BEGIN DATA SECTION

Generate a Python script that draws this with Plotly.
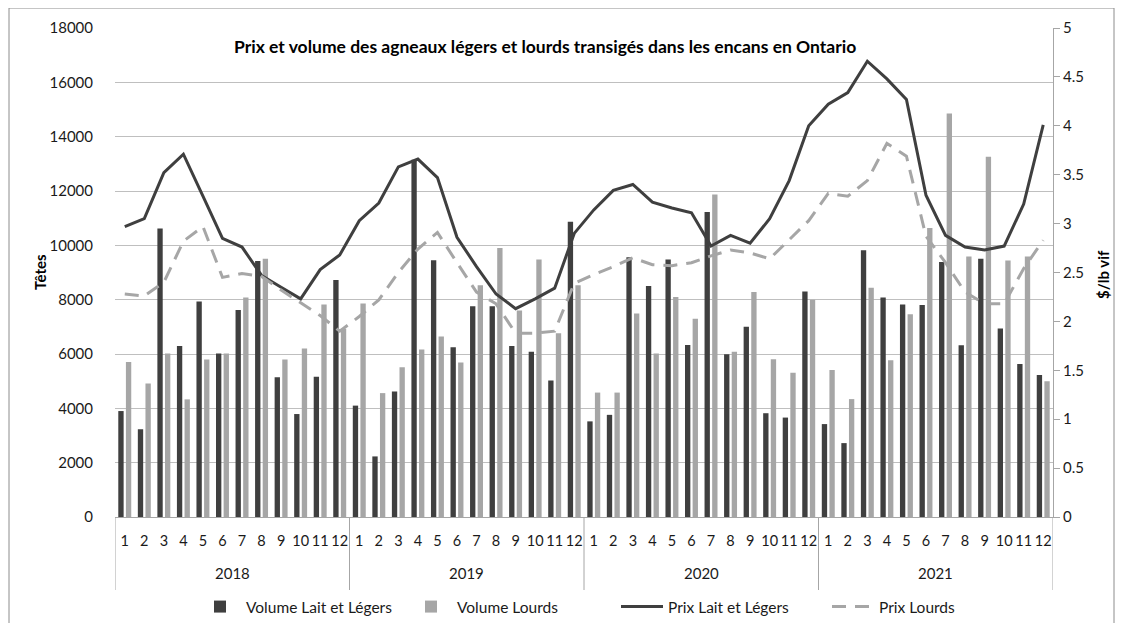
import plotly.graph_objects as go

years = ["2018", "2019", "2020", "2021"]
months = [str(m) for m in range(1, 13)]

vol_legers = [
    3900, 3230, 10620, 6290, 7930, 6020, 7620, 9420, 5140, 3790, 5160, 8720,
    4100, 2230, 4620, 13150, 9450, 6250, 7760, 7760, 6290, 6080, 5020, 10870,
    3520, 3760, 9560, 8500, 9480, 6330, 11230, 5990, 7000, 3820, 3660, 8300,
    3420, 2720, 9820, 8080, 7820, 7800, 9390, 6320, 9510, 6940, 5630, 5230,
]
vol_lourds = [
    5710, 4910, 6020, 4330, 5800, 6020, 8080, 9510, 5800, 6200, 7820, 6930,
    7860, 4560, 5510, 6170, 6640, 5690, 8530, 9900, 7600, 9480, 6760, 8530,
    4580, 4580, 7490, 6020, 8100, 7300, 11870, 6080, 8280, 5810, 5310, 8000,
    5410, 4340, 8440, 5770, 7460, 10640, 14850, 9590, 13260, 9440, 9590, 5000,
]
prix_legers = [
    2.97, 3.05, 3.52, 3.71, 3.28, 2.85, 2.76, 2.47, 2.35, 2.23, 2.53, 2.68,
    3.03, 3.21, 3.58, 3.66, 3.47, 2.86, 2.56, 2.28, 2.13, 2.23, 2.34, 2.90,
    3.14, 3.34, 3.40, 3.22, 3.16, 3.11, 2.77, 2.88, 2.80, 3.05, 3.44, 4.00,
    4.22, 4.34, 4.66, 4.48, 4.27, 3.29, 2.88, 2.76, 2.73, 2.77, 3.20, 4.01,
]
prix_lourds = [
    2.28, 2.26, 2.40, 2.82, 2.97, 2.45, 2.49, 2.46, 2.32, 2.19, 2.06, 1.90,
    2.05, 2.22, 2.50, 2.74, 2.91, 2.60, 2.30, 2.18, 1.88, 1.88, 1.90, 2.39,
    2.48, 2.56, 2.65, 2.58, 2.57, 2.60, 2.67, 2.73, 2.70, 2.64, 2.83, 3.03,
    3.31, 3.28, 3.44, 3.82, 3.69, 2.87, 2.60, 2.30, 2.18, 2.18, 2.54, 2.83,
]

x_cat = [f"{y}-{m}" for y in years for m in months]
tick_text = [m for _ in years for m in months]
n_m = len(months)

FONT = "Lato, 'Open Sans', sans-serif"
DARK = "#3f3f3f"
LIGHT = "#a6a6a6"

# page has an 8px body margin; figure is sized so that page coords match the reference
W, H = 1117, 615
L, R, T, B = 107, 72, 20, 106
PW, PH = W - L - R, H - T - B


def px_x(page_x):
    return (page_x - 8 - L) / PW


def px_y(page_y):
    return (H - B - (page_y - 8)) / PH


fig = go.Figure()
fig.add_trace(go.Bar(x=x_cat, y=vol_legers, name="Volume Lait et Légers",
                     marker=dict(color=DARK, line=dict(width=0))))
fig.add_trace(go.Bar(x=x_cat, y=vol_lourds, name="Volume Lourds",
                     marker=dict(color=LIGHT, line=dict(width=0))))
fig.add_trace(go.Scatter(x=x_cat, y=prix_legers, name="Prix Lait et Légers", yaxis="y2",
                         mode="lines", line=dict(color=DARK, width=3)))
fig.add_trace(go.Scatter(x=x_cat, y=prix_lourds, name="Prix Lourds", yaxis="y2",
                         mode="lines", line=dict(color=LIGHT, width=3, dash="14px,9px")))

annotations = [
    dict(text="<b>Prix et volume des agneaux légers et lourds transigés dans les encans en Ontario</b>",
         xref="paper", yref="paper", x=px_x(545), y=px_y(47),
         xanchor="center", yanchor="middle", showarrow=False, font=dict(size=17.5, color="#000")),
    dict(text="<b>Têtes</b>", xref="paper", yref="paper", x=px_x(40), y=px_y(272),
         xanchor="center", yanchor="middle", textangle=-90, showarrow=False,
         font=dict(size=15, color="#000")),
    dict(text="<b>$/lb vif</b>", xref="paper", yref="paper", x=px_x(1103), y=px_y(275),
         xanchor="center", yanchor="middle", textangle=-90, showarrow=False,
         font=dict(size=15, color="#000")),
]
for i, y in enumerate(years):
    annotations.append(dict(text=y, xref="x", yref="paper", x=i * n_m + (n_m - 1) / 2,
                            y=px_y(573), xanchor="center", yanchor="middle", showarrow=False,
                            font=dict(size=15, color="#1a1a1a")))

shapes = [
    dict(type="rect", xref="paper", yref="paper",
         x0=px_x(9), x1=px_x(1114), y0=px_y(640), y1=px_y(8),
         line=dict(color="#8c8c8c", width=1), fillcolor="rgba(0,0,0,0)", layer="below"),
]
for i in range(len(years) + 1):
    shapes.append(dict(type="line", xref="x", yref="paper", x0=i * n_m - 0.5, x1=i * n_m - 0.5,
                       y0=0, y1=px_y(590), line=dict(color=LIGHT, width=1)))

fig.update_layout(
    width=W, height=H,
    margin=dict(l=L, r=R, t=T, b=B, autoexpand=False),
    paper_bgcolor="white", plot_bgcolor="white",
    font=dict(family=FONT, size=15, color="#1a1a1a"),
    barmode="group", bargap=0.22, bargroupgap=0.3,
    showlegend=True,
    legend=dict(orientation="h", x=px_x(194), xanchor="left", y=px_y(607), yanchor="middle",
                font=dict(size=15.5), traceorder="normal", entrywidth=154, itemwidth=42),
    xaxis=dict(type="category", range=[-0.5, len(x_cat) - 0.5], tickmode="array",
               tickvals=x_cat, ticktext=tick_text, showline=True, linecolor=LIGHT, linewidth=1,
               ticks="", tickangle=0, tickfont=dict(size=14.5), showgrid=False,
               automargin=False, ticklabelstandoff=11),
    yaxis=dict(range=[0, 18000], dtick=2000, tickformat="d", showgrid=True,
               gridcolor="#bfbfbf", gridwidth=1.3, showline=False, zeroline=False,
               ticks="", tickfont=dict(size=15), ticklabelstandoff=21, automargin=False),
    yaxis2=dict(range=[0, 5], dtick=0.5, overlaying="y", side="right", showgrid=False,
                showline=True, linecolor=LIGHT, linewidth=1, ticks="outside", ticklen=6,
                tickcolor=LIGHT, zeroline=False, tickfont=dict(size=15), automargin=False),
    annotations=annotations,
    shapes=shapes,
)

fig.write_html("out.html")
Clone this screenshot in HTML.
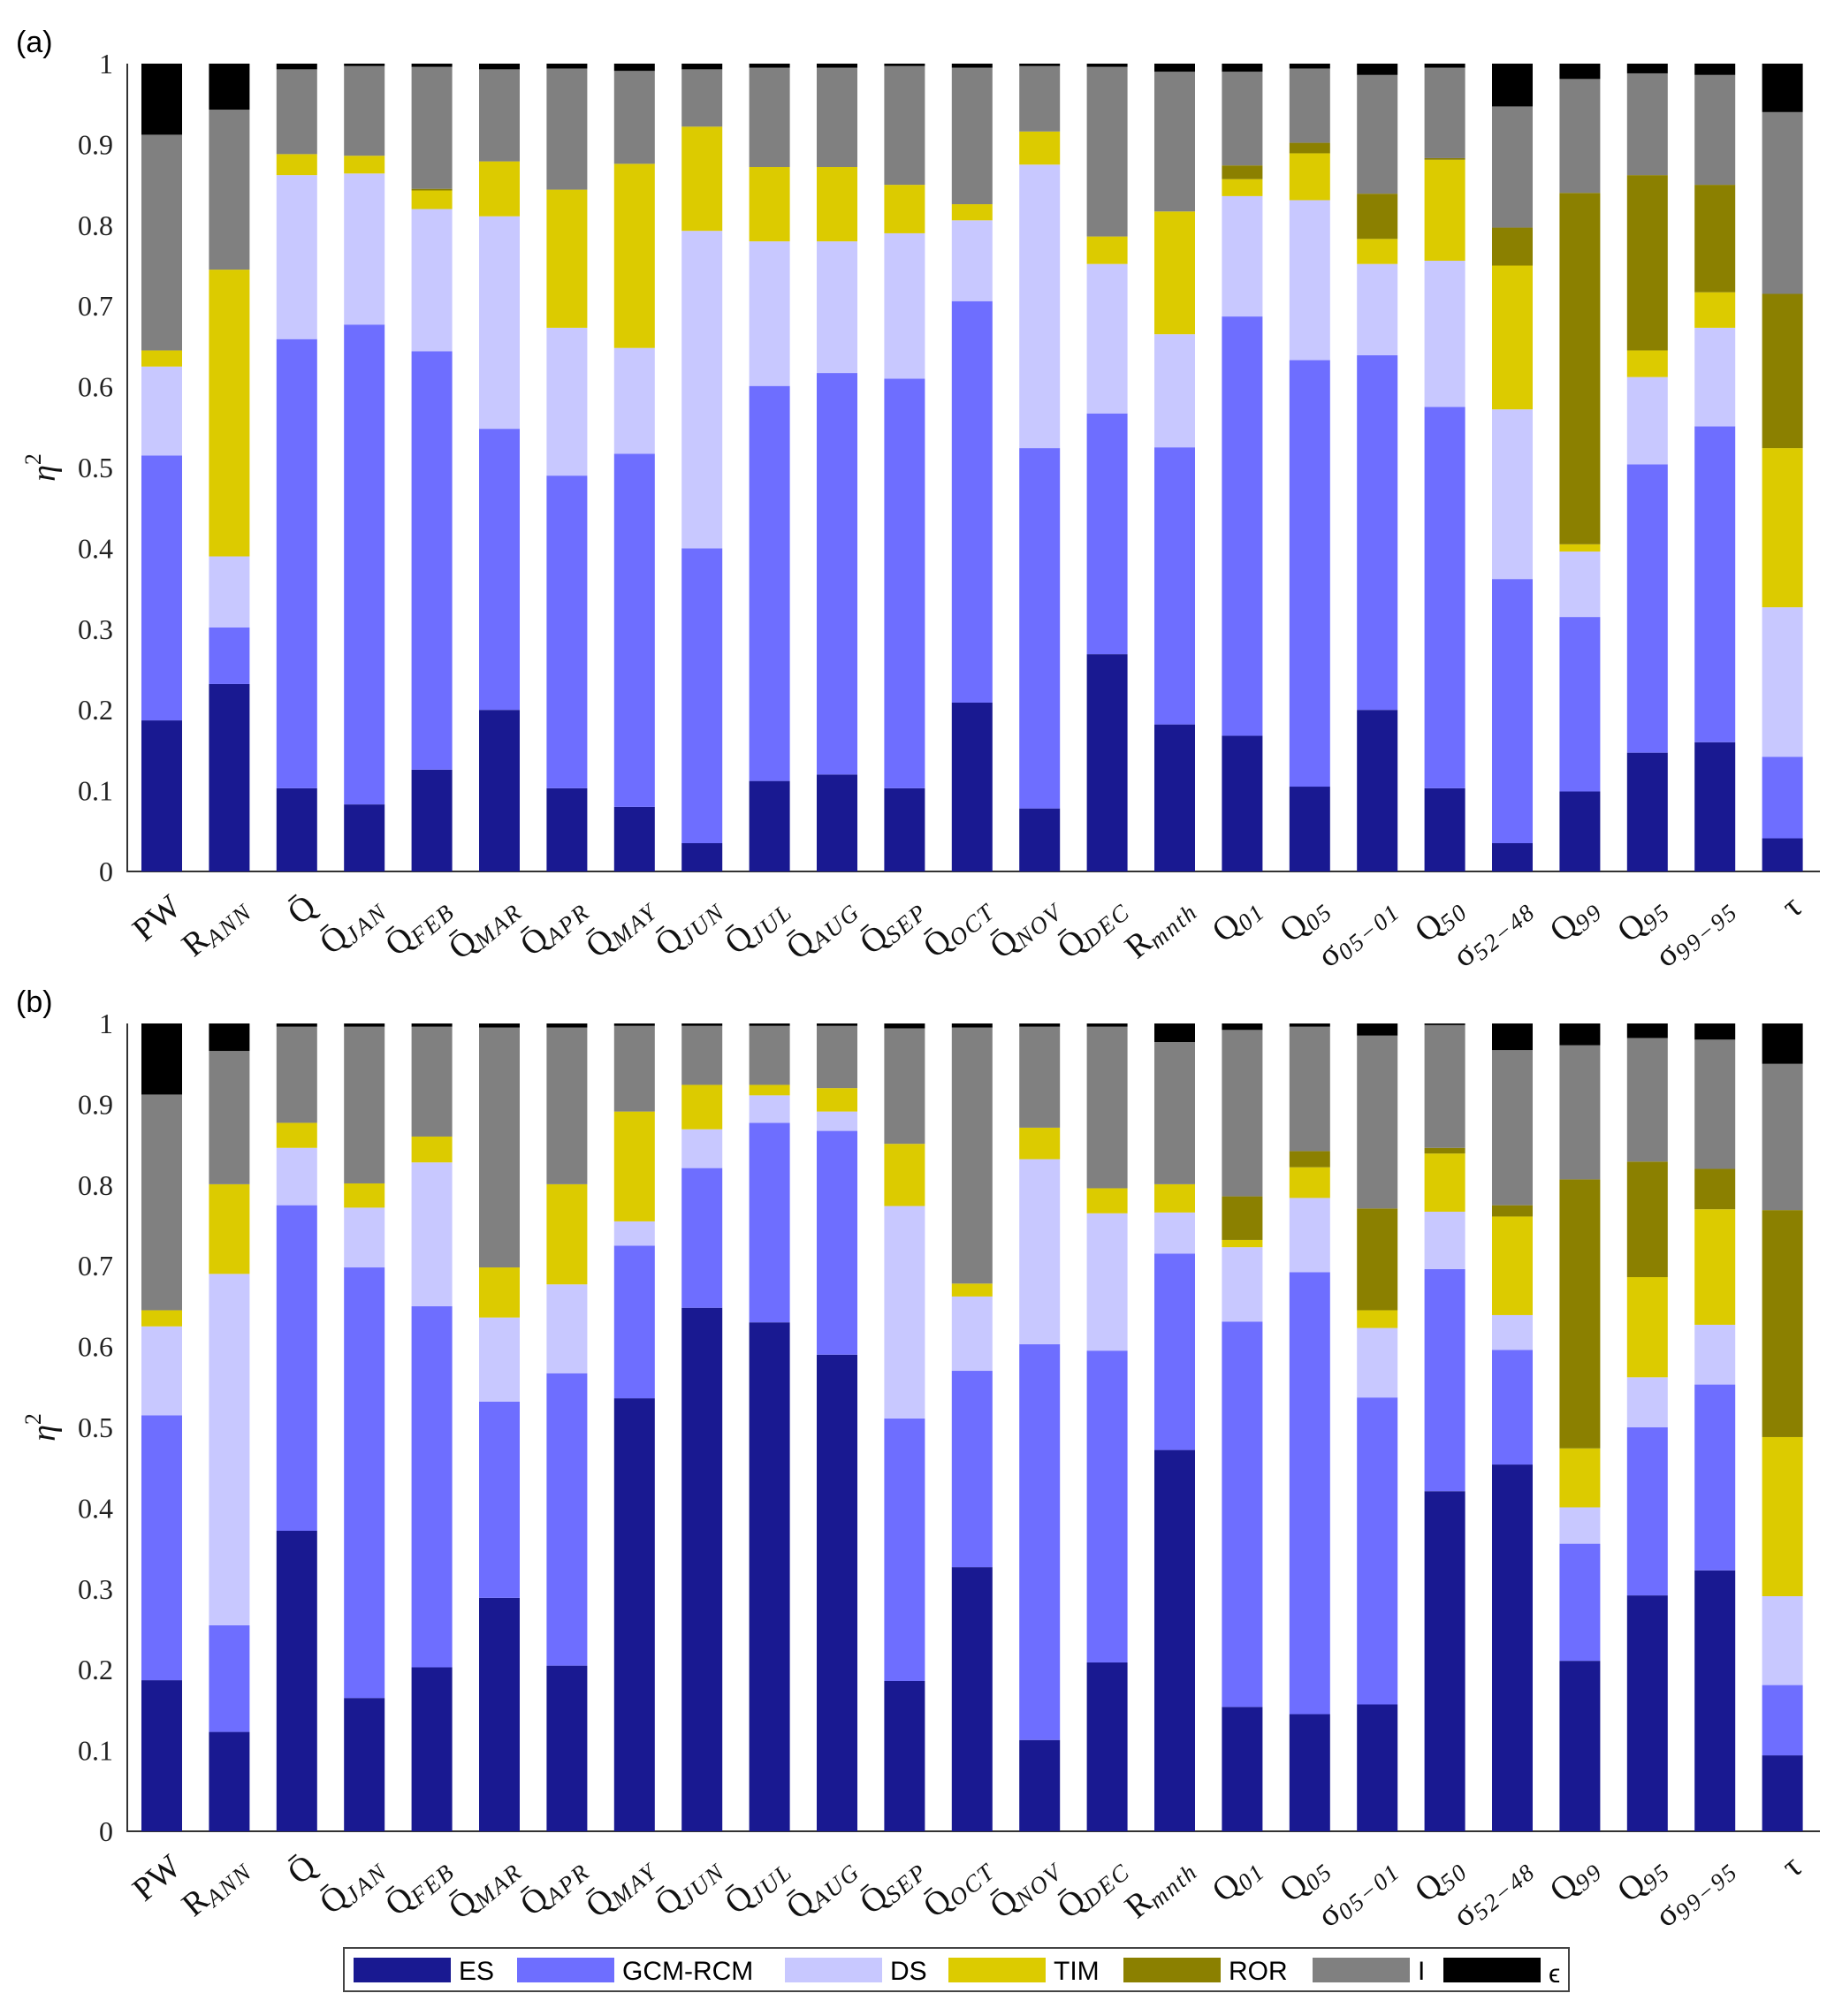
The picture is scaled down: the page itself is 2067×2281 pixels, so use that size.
<!DOCTYPE html>
<html><head><meta charset="utf-8"><style>
html,body{margin:0;padding:0;background:#fff}
svg{display:block}
.tk{font-family:"Liberation Serif",serif;font-size:32px;fill:#222}
.lb{font-family:"Liberation Serif",serif;font-size:38px;fill:#111}
.lg{font-family:"Liberation Sans",sans-serif;font-size:30px;fill:#000}
</style></head><body>
<svg id="chart" width="2067" height="2281" viewBox="0 0 2067 2281" xmlns="http://www.w3.org/2000/svg">
<text x="18" y="59" class="lg" style="font-size:34px">(a)</text>
<text x="18" y="1145" class="lg" style="font-size:34px">(b)</text>
<g id="pa"></g>
<g id="pb"></g>
<g id="legend"></g>
</svg>
<script>
const categories=["PW","R|ANN","Q̄","Q̄|JAN","Q̄|FEB","Q̄|MAR","Q̄|APR","Q̄|MAY","Q̄|JUN","Q̄|JUL","Q̄|AUG","Q̄|SEP","Q̄|OCT","Q̄|NOV","Q̄|DEC","R|mnth","Q|01","Q|05","σ|05−01","Q|50","σ|52−48","Q|99","Q|95","σ|99−95","τ"];
const seriesNames=["ES","GCM-RCM","DS","TIM","ROR","I","ϵ"];
const seriesColors=["#191991","#6e6eff","#c8c8ff","#dccb00","#8b8000","#808080","#000000"];
const yTicks=[0,0.1,0.2,0.3,0.4,0.5,0.6,0.7,0.8,0.9,1];
// Panel (a): cumulative top of each stacked series
const aES=[.187,.232,.103,.083,.126,.2,.103,.08,.035,.112,.12,.103,.209,.078,.269,.182,.168,.105,.2,.103,.035,.099,.147,.16,.041];
const aGCM=[.515,.302,.659,.677,.644,.548,.49,.517,.4,.601,.617,.61,.706,.524,.567,.525,.687,.633,.639,.575,.362,.315,.504,.551,.142];
const aDS=[.625,.39,.862,.864,.82,.811,.673,.648,.793,.78,.78,.79,.806,.875,.752,.665,.836,.831,.752,.756,.572,.396,.612,.673,.327];
const aTIM=[.645,.745,.888,.886,.843,.879,.844,.876,.922,.872,.872,.85,.826,.916,.786,.817,.857,.889,.783,.881,.75,.405,.645,.717,.524];
const aROR=[.645,.745,.888,.886,.845,.879,.844,.876,.922,.872,.872,.85,.826,.916,.786,.817,.874,.902,.839,.883,.797,.84,.862,.85,.715];
const aI=[.912,.943,.993,.997,.996,.993,.994,.991,.993,.995,.995,.997,.995,.997,.996,.99,.99,.994,.986,.995,.947,.981,.988,.986,.94];
// Panel (b)
const bES=[.187,.123,.372,.165,.203,.289,.205,.536,.648,.63,.59,.186,.327,.113,.209,.472,.154,.145,.157,.421,.454,.211,.292,.323,.094];
const bGCM=[.515,.255,.775,.698,.65,.532,.567,.725,.821,.877,.867,.511,.57,.603,.595,.715,.631,.692,.537,.696,.596,.356,.5,.553,.181];
const bDS=[.625,.69,.846,.772,.828,.636,.677,.755,.869,.911,.891,.774,.662,.832,.765,.766,.723,.784,.623,.767,.639,.401,.562,.627,.291];
const bTIM=[.645,.801,.877,.802,.86,.698,.801,.891,.924,.924,.92,.851,.678,.871,.796,.801,.732,.822,.645,.839,.761,.474,.686,.77,.488];
const bROR=[.645,.801,.877,.802,.86,.698,.801,.891,.924,.924,.92,.851,.678,.871,.796,.801,.786,.842,.771,.846,.775,.807,.829,.82,.769];
const bI=[.912,.966,.996,.996,.996,.995,.995,.997,.997,.997,.997,.994,.995,.996,.996,.977,.992,.996,.985,.998,.967,.973,.982,.98,.95];
const total=[1,1,1,1,1,1,1,1,1,1,1,1,1,1,1,1,1,1,1,1,1,1,1,1,1];

const NS="http://www.w3.org/2000/svg";
function mk(tag,attrs,parent){const e=document.createElementNS(NS,tag);for(const k in attrs)e.setAttribute(k,attrs[k]);parent.appendChild(e);return e;}
const X0=144,X1=2059,C0=183,PITCH=76.4,BW=46;
function xc(i){return C0+i*PITCH;}
function drawPanel(g,top,bottom,layers,tag){
  const y=v=>bottom-(bottom-top)*v;
  const ax=mk('path',{d:`M${X0} ${top} V${bottom} H${X1}`,fill:'none',stroke:'#333','stroke-width':2},g);
  
  
  yTicks.forEach(t=>{
    const tx=mk('text',{x:128,y:y(t)+11,'text-anchor':'end',class:'tk'},g);
    tx.textContent=String(t);
    
    
  });
  const yl=mk('text',{transform:`translate(62 ${(top+bottom)/2}) rotate(-90)`,'text-anchor':'middle',class:'lb','font-style':'italic'},g);
  yl.innerHTML='η<tspan dy="-16" font-size="26" font-style="normal">2</tspan>';
  
  
  categories.forEach((c,i)=>{
    let prev=0;
    layers.forEach((arr,s)=>{
      const v=arr[i];
      if(v>prev){
        const r=mk('rect',{x:xc(i)-BW/2,y:y(v),width:BW,height:y(prev)-y(v),fill:seriesColors[s]},g);
        
        
      }
      prev=Math.max(prev,v);
    });
    const parts=c.split('|');
    const t=mk('text',{transform:`translate(${xc(i)+24} ${bottom+44}) rotate(-40)`,'text-anchor':'end',class:'lb'},g);
    t.textContent=parts[0];
    if(parts[1]){const sp=mk('tspan',{'font-size':27,'font-style':'italic',dy:6,'letter-spacing':2},t);sp.textContent=parts[1];}
    
    
  });
}
drawPanel(document.getElementById('pa'),72,986,[aES,aGCM,aDS,aTIM,aROR,aI,total],'panel-a');
drawPanel(document.getElementById('pb'),1158,2072,[bES,bGCM,bDS,bTIM,bROR,bI,total],'panel-b');
const lg=document.getElementById('legend');
const box=mk('rect',{x:389,y:2204,width:1386,height:49,fill:'#fff',stroke:'#444','stroke-width':2},lg);


const swX=[400,585,888,1073,1271,1485,1633];
seriesNames.forEach((n,s)=>{
  const r=mk('rect',{x:swX[s],y:2215,width:110,height:28,fill:seriesColors[s]},lg);
  
  
  const t=mk('text',{x:swX[s]+119,y:2240,class:'lg'},lg);
  t.textContent=n;
  if(s===6){t.setAttribute('font-size','20');t.setAttribute('y','2243');t.setAttribute('font-family','Liberation Serif, serif');}
  
  
});
</script>
</body></html>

END DATA SECTION

Take the material above from its first line through the line holding "return (H - B - (page_y - 8)) / PH" and set it down exactly, without the pictures.

(THE REPLY)
Generate a Python script that draws this with Plotly.
import plotly.graph_objects as go

years = ["2018", "2019", "2020", "2021"]
months = [str(m) for m in range(1, 13)]

vol_legers = [
    3900, 3230, 10620, 6290, 7930, 6020, 7620, 9420, 5140, 3790, 5160, 8720,
    4100, 2230, 4620, 13150, 9450, 6250, 7760, 7760, 6290, 6080, 5020, 10870,
    3520, 3760, 9560, 8500, 9480, 6330, 11230, 5990, 7000, 3820, 3660, 8300,
    3420, 2720, 9820, 8080, 7820, 7800, 9390, 6320, 9510, 6940, 5630, 5230,
]
vol_lourds = [
    5710, 4910, 6020, 4330, 5800, 6020, 8080, 9510, 5800, 6200, 7820, 6930,
    7860, 4560, 5510, 6170, 6640, 5690, 8530, 9900, 7600, 9480, 6760, 8530,
    4580, 4580, 7490, 6020, 8100, 7300, 11870, 6080, 8280, 5810, 5310, 8000,
    5410, 4340, 8440, 5770, 7460, 10640, 14850, 9590, 13260, 9440, 9590, 5000,
]
prix_legers = [
    2.97, 3.05, 3.52, 3.71, 3.28, 2.85, 2.76, 2.47, 2.35, 2.23, 2.53, 2.68,
    3.03, 3.21, 3.58, 3.66, 3.47, 2.86, 2.56, 2.28, 2.13, 2.23, 2.34, 2.90,
    3.14, 3.34, 3.40, 3.22, 3.16, 3.11, 2.77, 2.88, 2.80, 3.05, 3.44, 4.00,
    4.22, 4.34, 4.66, 4.48, 4.27, 3.29, 2.88, 2.76, 2.73, 2.77, 3.20, 4.01,
]
prix_lourds = [
    2.28, 2.26, 2.40, 2.82, 2.97, 2.45, 2.49, 2.46, 2.32, 2.19, 2.06, 1.90,
    2.05, 2.22, 2.50, 2.74, 2.91, 2.60, 2.30, 2.18, 1.88, 1.88, 1.90, 2.39,
    2.48, 2.56, 2.65, 2.58, 2.57, 2.60, 2.67, 2.73, 2.70, 2.64, 2.83, 3.03,
    3.31, 3.28, 3.44, 3.82, 3.69, 2.87, 2.60, 2.30, 2.18, 2.18, 2.54, 2.83,
]

x_cat = [f"{y}-{m}" for y in years for m in months]
tick_text = [m for _ in years for m in months]
n_m = len(months)

FONT = "Lato, 'Open Sans', sans-serif"
DARK = "#3f3f3f"
LIGHT = "#a6a6a6"

# page has an 8px body margin; figure is sized so that page coords match the reference
W, H = 1117, 615
L, R, T, B = 107, 72, 20, 106
PW, PH = W - L - R, H - T - B


def px_x(page_x):
    return (page_x - 8 - L) / PW


def px_y(page_y):
    return (H - B - (page_y - 8)) / PH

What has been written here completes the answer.